Dikritik, Pendekatan Pidana dalam Kasus Pengadaan Barang dan Jasa
Berita

Dikritik, Pendekatan Pidana dalam Kasus Pengadaan Barang dan Jasa

Prinsip ultimum remedium seharusnya berlaku juga untuk pengadaan barang dan jasa.

Muhammad Yasin
Bacaan 2 Menit
Ilustrasi aspek pidana pengadaan barang dan jasa pemerintah. Ilustrator: HGW
Ilustrasi aspek pidana pengadaan barang dan jasa pemerintah. Ilustrator: HGW

Mayoritas perkara yang menyangkut pengadaan barang dan jasa (PBJ) diselesaikan secara pidana. Angka yang disebut Kepala Lembaga Kebijakan Pengadaan Barang/Jasa Pemerintah (LKPP), Roni Dwi Susanto, berikut membuktikannya. Dari 307 perkara PBJ, sebanyak 282 ditangani secara pidana. Sisanya, diselesaikan dalam konteks persaingan usaha, perdata, dan administrasi.

Itu berarti selama ini aparat penegak hukum lebih menggunakan pendekatan pidana terlebih dahulu ketika menemukan penyimpangan dalam pengadaan barang dan jasa. Roni tak menampik bahwa memisahkan mana aspek pidana, mana aspek administrasi dan aspek perdata dalam pengadaan perdata tidak mudah. Pendekatan pidana lebih banyak digunakan antara lain karena aspek-aspek pidana dapat muncul pada setiap proses PBJ.

“Pidana bisa muncul di tahap apa saja. Termasuk tahap perencanaan,” jelas Roni saat membuka acara diskusi webinar ‘Penerapan Ranah Hukum Administrasi Negara, Perdata dan Pidana dalam Pengadaan Barang Jasa’ yang diselenggarakan LKPP, Senin (24/8) kemarin.

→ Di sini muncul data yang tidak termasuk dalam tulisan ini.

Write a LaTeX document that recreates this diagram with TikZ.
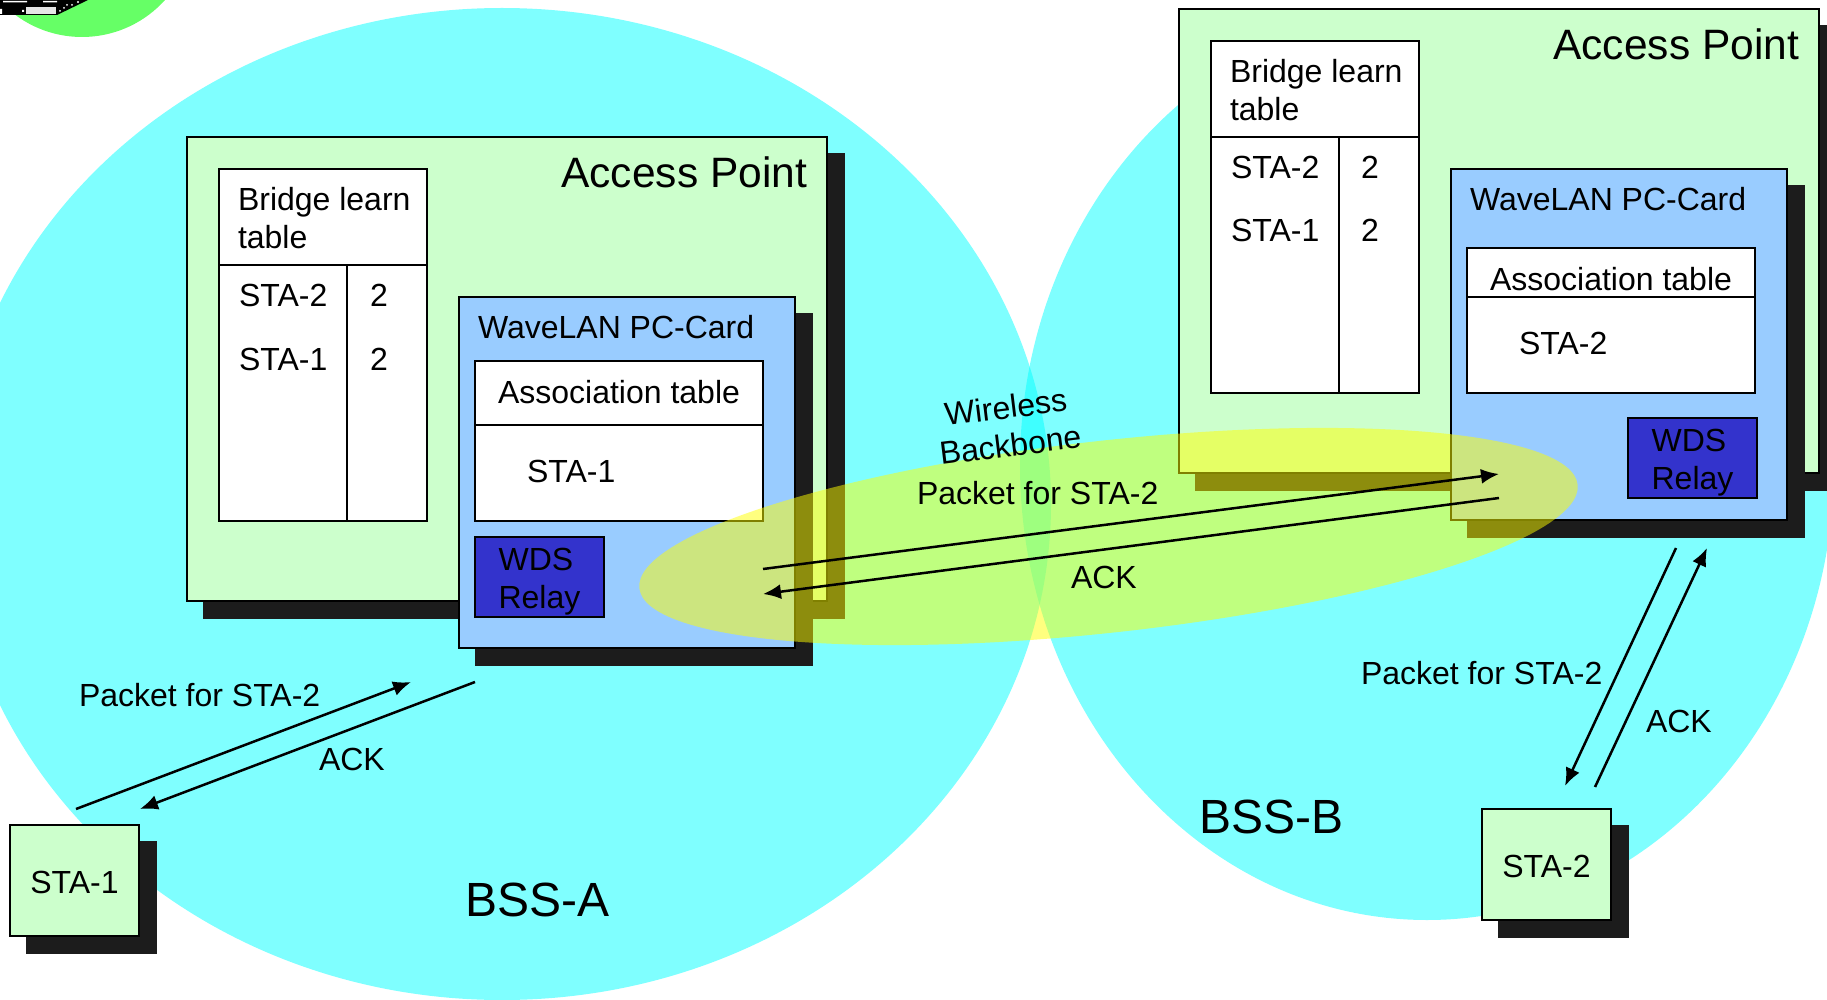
\documentclass[tikz,border=0pt]{standalone}
\usepackage{fontspec}
\setmainfont{Liberation Sans}
\usetikzlibrary{positioning,arrows.meta,shadows}

\definecolor{apgreen}{RGB}{204,255,204}
\definecolor{cardblue}{RGB}{153,204,255}
\definecolor{relayblue}{RGB}{51,51,204}
\definecolor{shadowgray}{RGB}{28,28,28}
\definecolor{bsscyan}{RGB}{0,255,255}
\definecolor{spotgreen}{RGB}{102,255,102}
\definecolor{spotyellow}{RGB}{255,255,0}

\begin{document}
\begin{tikzpicture}[x=1pt,y=1pt]
	\tikzset{
	    >={Latex[length=18pt,width=15pt]},
	    every node/.style={inner sep=0pt,outer sep=0pt,font=\fontsize{32}{38}\selectfont},
	    shadowed/.style={draw,line width=2pt,drop shadow={shadow xshift=17pt,shadow yshift=-17pt,draw=shadowgray,line width=2pt,fill=shadowgray,opacity=1}},
	    apbox/.style={shadowed,fill=apgreen,minimum width=640pt,anchor=north west},
	    cardbox/.style={shadowed,fill=cardblue,minimum width=336pt,minimum height=351pt},
	    tablebox/.style={draw,line width=2pt,fill=white},
	    relaybox/.style={draw,line width=2pt,fill=relayblue,minimum width=129pt,minimum height=80pt},
	    stabox/.style={shadowed,fill=apgreen,minimum width=129pt,minimum height=111pt,anchor=north west},
	    bigtext/.style={font=\fontsize{42.5}{42.5}\selectfont,anchor=base east},
	    bsstext/.style={font=\fontsize{48}{48}\selectfont,anchor=base west},
	    rowtext/.style={anchor=base west},
	    link/.style={line width=2.5pt}
	}

	\clip (0,0) rectangle (1827,-1000);

	% far corner
	\fill[spotgreen] (82,74.6) circle (111.6);
	\fill[black] (0,0) -- (88,0) -- (57,-15) -- (0,-15) -- cycle;
	\fill[white!90!black] (26,-7) rectangle (56,-14);
	\fill[white] (3,-1) rectangle (27,-2.5) (43,-1) rectangle (57,-2.5) (0,-9) rectangle (2,-14) (22,-10) rectangle (24,-12);
	\fill[white] (60,-11) circle (1) (64,-8) circle (1) (67,-5) circle (1) (72,-5) circle (1) (78,-2) circle (1.2);

	% cells
	\fill[bsscyan,fill opacity=.5] (502,-504) ellipse (549 and 496);
	\fill[bsscyan,fill opacity=.5] (1427,-465) ellipse (407 and 455);

	% left access point
	\node[apbox,minimum height=464pt] (apa) at (187,-137) {};
	\node[tablebox,below right=32pt and 32pt of apa.north west,minimum width=208pt,minimum height=352pt] (bridgea) {};
	\coordinate[below=96pt of bridgea.north west] (bridgeal);
	\coordinate[below=96pt of bridgea.north east] (bridgear);
	\coordinate[right=128pt of bridgeal] (bridgeat);
	\coordinate[right=128pt of bridgea.south west] (bridgeab);
	\draw[line width=2pt] (bridgeal) -- (bridgear);
	\draw[line width=2pt] (bridgeat) -- (bridgeab);
	\node[anchor=west,align=left] (bridgetexta) at (238,-218) {Bridge learn\\table};
	\node[rowtext] (rowa1) at (239,-306) {STA-2};
	\node[rowtext] (rowa2) at (239,-370) {STA-1};
	\node[rowtext] (numa1) at (370,-306) {2};
	\node[rowtext] (numa2) at (370,-370) {2};
	\node[bigtext] (aptexta) at (807,-188) {Access Point};

	\node[cardbox,below right=160pt and 272pt of apa.north west] (carda) {};
	\node[rowtext] (cardtexta) at (478,-338) {WaveLAN PC-Card};
	\node[tablebox,below right=64pt and 16pt of carda.north west,minimum width=288pt,minimum height=160pt] (assoca) {};
	\coordinate[below=64pt of assoca.north west] (assocal);
	\coordinate[below=64pt of assoca.north east] (assocar);
	\draw[line width=2pt] (assocal) -- (assocar);
	\node[anchor=base] (assoctexta) at (619,-403) {Association table};
	\node[rowtext] (assocrowa) at (527,-482) {STA-1};
	\node[relaybox,below right=240pt and 16pt of carda.north west] (relaya) {};
	\node[align=left] (relaytexta) at ([yshift=-5pt]relaya.center) {WDS\\Relay};

	% right access point
	\node[apbox,minimum height=464pt] (apb) at (1179,-9) {};
	\node[tablebox,below right=32pt and 32pt of apb.north west,minimum width=208pt,minimum height=352pt] (bridgeb) {};
	\coordinate[below=96pt of bridgeb.north west] (bridgebl);
	\coordinate[below=96pt of bridgeb.north east] (bridgebr);
	\coordinate[right=128pt of bridgebl] (bridgebt);
	\coordinate[right=128pt of bridgeb.south west] (bridgebb);
	\draw[line width=2pt] (bridgebl) -- (bridgebr);
	\draw[line width=2pt] (bridgebt) -- (bridgebb);
	\node[anchor=west,align=left] (bridgetextb) at (1230,-90) {Bridge learn\\table};
	\node[rowtext] (rowb1) at (1231,-179) {STA-2};
	\node[rowtext] (rowb2) at (1231,-242) {STA-1};
	\node[rowtext] (numb1) at (1361,-179) {2};
	\node[rowtext] (numb2) at (1361,-242) {2};
	\node[bigtext] (aptextb) at (1799,-60) {Access Point};

	\node[cardbox,below right=160pt and 272pt of apb.north west] (cardb) {};
	\node[rowtext] (cardtextb) at (1470,-211) {WaveLAN PC-Card};
	\node[tablebox,below right=79pt and 16pt of cardb.north west,minimum width=288pt,minimum height=145pt] (assocb) {};
	\coordinate[below=49pt of assocb.north west] (assocbl);
	\coordinate[below=49pt of assocb.north east] (assocbr);
	\draw[line width=2pt] (assocbl) -- (assocbr);
	\node[anchor=base] (assoctextb) at (1611,-290) {Association table};
	\node[rowtext] (assocrowb) at (1519,-354) {STA-2};
	\node[relaybox,below right=249pt and 177pt of cardb.north west] (relayb) {};
	\node[align=left] (relaytextb) at ([yshift=-5pt]relayb.center) {WDS\\Relay};

	% stations
	\node[stabox] (sta1) at (10,-825) {};
	\node (statext1) at ([yshift=-2pt]sta1.center) {STA-1};
	\node[stabox] (sta2) at (1482,-809) {};
	\node (statext2) at ([yshift=-2pt]sta2.center) {STA-2};

	% backbone spot
	\fill[spotyellow,fill opacity=.5,rotate around={6.3:(1108.5,-536.5)}] (1108.5,-536.5) ellipse (472 and 96);

	% arrow ends
	\coordinate (bone1) at (763,-569);
	\coordinate (bone2) at (1499,-474);
	\coordinate (bone3) at (1499,-498);
	\coordinate (bone4) at (763,-594);
	\coordinate (staa1) at (76,-809);
	\coordinate (staa2) at (411,-682);
	\coordinate (staa3) at (475,-682);
	\coordinate (staa4) at (140,-809);
	\coordinate (stab1) at (1676,-548);
	\coordinate (stab2) at (1565,-786);
	\coordinate (stab3) at (1595,-787);
	\coordinate (stab4) at (1707,-548);

	\draw[->,link] (bone1) -- (bone2);
	\draw[->,link] (bone3) -- (bone4);
	\draw[->,link] (staa1) -- (staa2);
	\draw[->,link] (staa3) -- (staa4);
	\draw[->,link] (stab1) -- (stab2);
	\draw[->,link] (stab3) -- (stab4);

	\node[rowtext] (packetlabela) at (79,-706) {Packet for STA-2};
	\node[rowtext] (acklabela) at (319,-770) {ACK};
	\node[rowtext] (packetlabelm) at (917,-504) {Packet for STA-2};
	\node[rowtext] (acklabelm) at (1071,-588) {ACK};
	\node[rowtext] (packetlabelb) at (1361,-684) {Packet for STA-2};
	\node[rowtext] (acklabelb) at (1646,-732) {ACK};
	\node[align=center,rotate=7] (backbonetext) at (1008,-426) {Wireless\\Backbone};

	\node[bsstext] (bsstexta) at (465,-916) {BSS-A};
	\node[bsstext] (bsstextb) at (1199,-833) {BSS-B};
\end{tikzpicture}
\end{document}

Pendekatan pidana inilah yang memunculkan kritik dari sejumlah pihak. Dosen Fakultas Hukum Universitas Indonesia, Dian Puji Simatupang, misalnya mengingatkan proses PBJ adalah proses administratif yang seharusnya diselesaikan melalui pendekatan hukum administrasi. Jika lembaga pengawasan internal menemukan kerugian negara akibat kesalahan administratif, maka mekanisme pembayaran ganti rugi keuangan negara itu sudah diatur dalam Pasal 20 UU No. 30 Tahun 2014 tentang Administrasi Pemerintahan. Jika ternyata tidak ada penyalahgunaan wewenang, kerugian negara dibebankan kepada Badan Pemerintahan; dan sebaliknya jika kerugian akibat penyalahgunaan wewenang, maka harus diganti oleh Pejabat Pemerintahan.

“Jangan ujug-ujug semua pidana. Seharusnya perdata dan administrasi sudah optimal dilakukan, baru ke pidana,” tegas Dian Puji di acara yang sama.

(Baca juga: Ini Mekanisme Pengadaan Barang dan Jasa Penanganan Covid-19).

Guru Besar Fakultas Hukum Universitas Padjadjaran Bandung, Eman Suparman, melihat PBJ tak bisa dilepaskan dari hukum perdata karena dalam PBJ dua pihak membuat perjanjian atau kontrak. Satu pihak bersedia menyediakan barang/jasa yang dibutuhkan, pihak lain yang membutuhkan barang/jasa bersedia membayar harga yang ditetapkan dalam kontrak. Pasal 1 angka 44 Peraturan Presiden No. 16 Tahun 2018 tentang Pengadaan Barang/Jasa Pemerintah menyebutkan Kontrak Pengadaan Pengadaan Barang/Jasa adalah perjanjian tertulis antara Pengguna Anggaran/Kuasa Pengguna Anggaran/Pejabat Pembuat Komitmen dengan penyedia barang/jasa atau pelaksana swakelola.

Dalam PBJ ada kegiatan pra-kontrak yakni pemilihan rekanan; ada pula tahap pelaksanaan kontrak. Para pihak yang berkontran terikat pada Pasal 1338 dan 1340 KUH Perdata (Burgerlijk Wetboek). Tetapi, Eman Suparman menambahkan, kontrak PBJ tidak tunduk pada hukum perdata an sich (semata), tetapi juga bersifat sui generis. “Pengadaan Barang dan Jasa adalah kontrak sui generis,” ujarnya.